• **Dataset extract**
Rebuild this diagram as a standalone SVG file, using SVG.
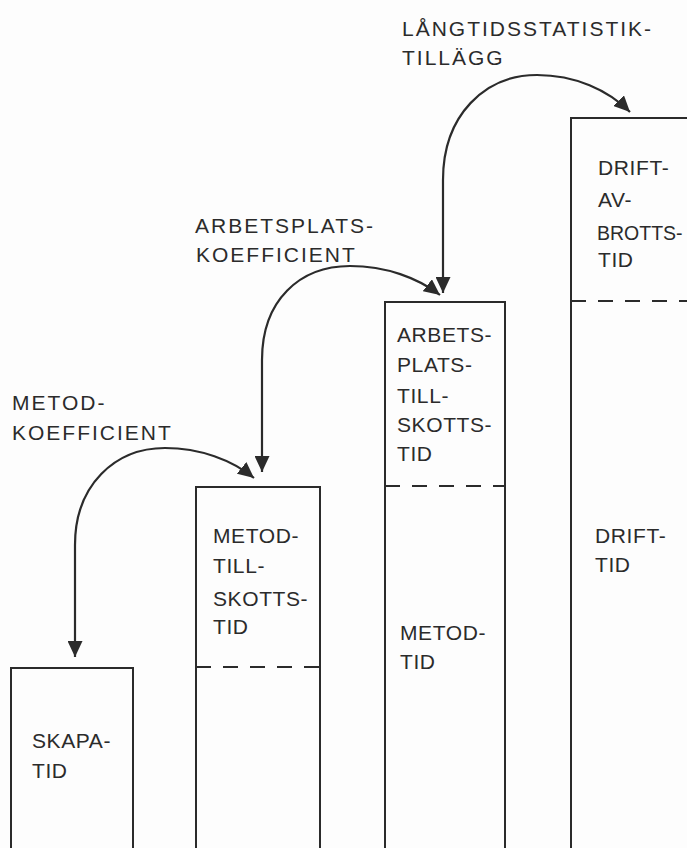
<svg xmlns="http://www.w3.org/2000/svg" width="687" height="848" viewBox="0 0 687 848">
<style>
.bg{fill:#fdfdfd}
.box{fill:none;stroke:#2b2b2b;stroke-width:2}
.dash{fill:none;stroke:#2b2b2b;stroke-width:2;stroke-dasharray:15 12}
.conn{fill:none;stroke:#2b2b2b;stroke-width:2.2}
text{font-family:"Liberation Sans",Arial,sans-serif;font-size:21px;fill:#2b2b2b}
.ann{letter-spacing:2px}
.lbl{letter-spacing:0.6px}
</style>
<defs>
<marker id="ah" markerUnits="userSpaceOnUse" markerWidth="17" markerHeight="15" refX="16" refY="7.5" orient="auto-start-reverse">
<path d="M0,0 L16,7.5 L0,15 z" fill="#2b2b2b"/>
</marker>
</defs>
<rect class="bg" x="0" y="0" width="687" height="848"/>

<g id="annotations">
<text class="ann" x="12" y="410">METOD-</text>
<text class="ann" x="12" y="440">KOEFFICIENT</text>
<text class="ann" x="195" y="233">ARBETSPLATS-</text>
<text class="ann" x="196" y="262">KOEFFICIENT</text>
<text class="ann" x="402" y="36">LÅNGTIDSSTATISTIK-</text>
<text class="ann" x="402" y="65">TILLÄGG</text>
</g>

<g id="skapa">
<path class="box" d="M11 848 V668 H133 V848"/>
<text class="lbl" x="32" y="748">SKAPA-</text>
<text class="lbl" x="32" y="778">TID</text>
</g>

<g id="metod-tillskott">
<path class="box" d="M196 848 V487 H320 V848"/>
<line class="dash" x1="196" y1="667" x2="320" y2="667"/>
<text class="lbl" x="213" y="543">METOD-</text>
<text class="lbl" x="213" y="573">TILL-</text>
<text class="lbl" x="213" y="606">SKOTTS-</text>
<text class="lbl" x="213" y="634">TID</text>
</g>

<g id="arbetsplats">
<path class="box" d="M385 848 V302 H505 V848"/>
<line class="dash" x1="385" y1="486" x2="505" y2="486"/>
<text class="lbl" x="397" y="342">ARBETS-</text>
<text class="lbl" x="397" y="372">PLATS-</text>
<text class="lbl" x="397" y="403">TILL-</text>
<text class="lbl" x="397" y="432">SKOTTS-</text>
<text class="lbl" x="397" y="461">TID</text>
<text class="lbl" x="400" y="640">METOD-</text>
<text class="lbl" x="400" y="669">TID</text>
</g>

<g id="drift">
<path class="box" d="M571 848 V118 H687"/>
<line class="dash" x1="571" y1="301" x2="687" y2="301"/>
<text class="lbl" x="598" y="175">DRIFT-</text>
<text class="lbl" x="598" y="207">AV-</text>
<text x="597" y="240" style="font-size:19.5px">BROTTS-</text>
<text class="lbl" x="598" y="267">TID</text>
<text class="lbl" x="595" y="543">DRIFT-</text>
<text class="lbl" x="595" y="572">TID</text>
</g>

<g id="connectors">
<path class="conn" marker-start="url(#ah)" marker-end="url(#ah)" d="M75 657 L75 545 C75 485 115 448 165 448 C200 448 232 460 254 478"/>
<path class="conn" marker-start="url(#ah)" marker-end="url(#ah)" d="M262 472 L262 360 C262 300 300 266 350 266 C386 266 418 278 440 295"/>
<path class="conn" marker-start="url(#ah)" marker-end="url(#ah)" d="M443 293 L443 180 C443 115 485 75 537 75 C575 75 608 90 630 112"/>
</g>
</svg>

• **Your instructions**
Could you repeat all of the material exactly? Pictures should not be copied.

• **Solution for this exercise**
Rebuild this diagram as a standalone SVG file, using SVG.
<svg xmlns="http://www.w3.org/2000/svg" width="687" height="848" viewBox="0 0 687 848">
<style>
.bg{fill:#fdfdfd}
.box{fill:none;stroke:#2b2b2b;stroke-width:2}
.dash{fill:none;stroke:#2b2b2b;stroke-width:2;stroke-dasharray:15 12}
.conn{fill:none;stroke:#2b2b2b;stroke-width:2.2}
text{font-family:"Liberation Sans",Arial,sans-serif;font-size:21px;fill:#2b2b2b}
.ann{letter-spacing:2px}
.lbl{letter-spacing:0.6px}
</style>
<defs>
<marker id="ah" markerUnits="userSpaceOnUse" markerWidth="17" markerHeight="15" refX="16" refY="7.5" orient="auto-start-reverse">
<path d="M0,0 L16,7.5 L0,15 z" fill="#2b2b2b"/>
</marker>
</defs>
<rect class="bg" x="0" y="0" width="687" height="848"/>

<g id="annotations">
<text class="ann" x="12" y="410">METOD-</text>
<text class="ann" x="12" y="440">KOEFFICIENT</text>
<text class="ann" x="195" y="233">ARBETSPLATS-</text>
<text class="ann" x="196" y="262">KOEFFICIENT</text>
<text class="ann" x="402" y="36">LÅNGTIDSSTATISTIK-</text>
<text class="ann" x="402" y="65">TILLÄGG</text>
</g>

<g id="skapa">
<path class="box" d="M11 848 V668 H133 V848"/>
<text class="lbl" x="32" y="748">SKAPA-</text>
<text class="lbl" x="32" y="778">TID</text>
</g>

<g id="metod-tillskott">
<path class="box" d="M196 848 V487 H320 V848"/>
<line class="dash" x1="196" y1="667" x2="320" y2="667"/>
<text class="lbl" x="213" y="543">METOD-</text>
<text class="lbl" x="213" y="573">TILL-</text>
<text class="lbl" x="213" y="606">SKOTTS-</text>
<text class="lbl" x="213" y="634">TID</text>
</g>

<g id="arbetsplats">
<path class="box" d="M385 848 V302 H505 V848"/>
<line class="dash" x1="385" y1="486" x2="505" y2="486"/>
<text class="lbl" x="397" y="342">ARBETS-</text>
<text class="lbl" x="397" y="372">PLATS-</text>
<text class="lbl" x="397" y="403">TILL-</text>
<text class="lbl" x="397" y="432">SKOTTS-</text>
<text class="lbl" x="397" y="461">TID</text>
<text class="lbl" x="400" y="640">METOD-</text>
<text class="lbl" x="400" y="669">TID</text>
</g>

<g id="drift">
<path class="box" d="M571 848 V118 H687"/>
<line class="dash" x1="571" y1="301" x2="687" y2="301"/>
<text class="lbl" x="598" y="175">DRIFT-</text>
<text class="lbl" x="598" y="207">AV-</text>
<text x="597" y="240" style="font-size:19.5px">BROTTS-</text>
<text class="lbl" x="598" y="267">TID</text>
<text class="lbl" x="595" y="543">DRIFT-</text>
<text class="lbl" x="595" y="572">TID</text>
</g>

<g id="connectors">
<path class="conn" marker-start="url(#ah)" marker-end="url(#ah)" d="M75 657 L75 545 C75 485 115 448 165 448 C200 448 232 460 254 478"/>
<path class="conn" marker-start="url(#ah)" marker-end="url(#ah)" d="M262 472 L262 360 C262 300 300 266 350 266 C386 266 418 278 440 295"/>
<path class="conn" marker-start="url(#ah)" marker-end="url(#ah)" d="M443 293 L443 180 C443 115 485 75 537 75 C575 75 608 90 630 112"/>
</g>
</svg>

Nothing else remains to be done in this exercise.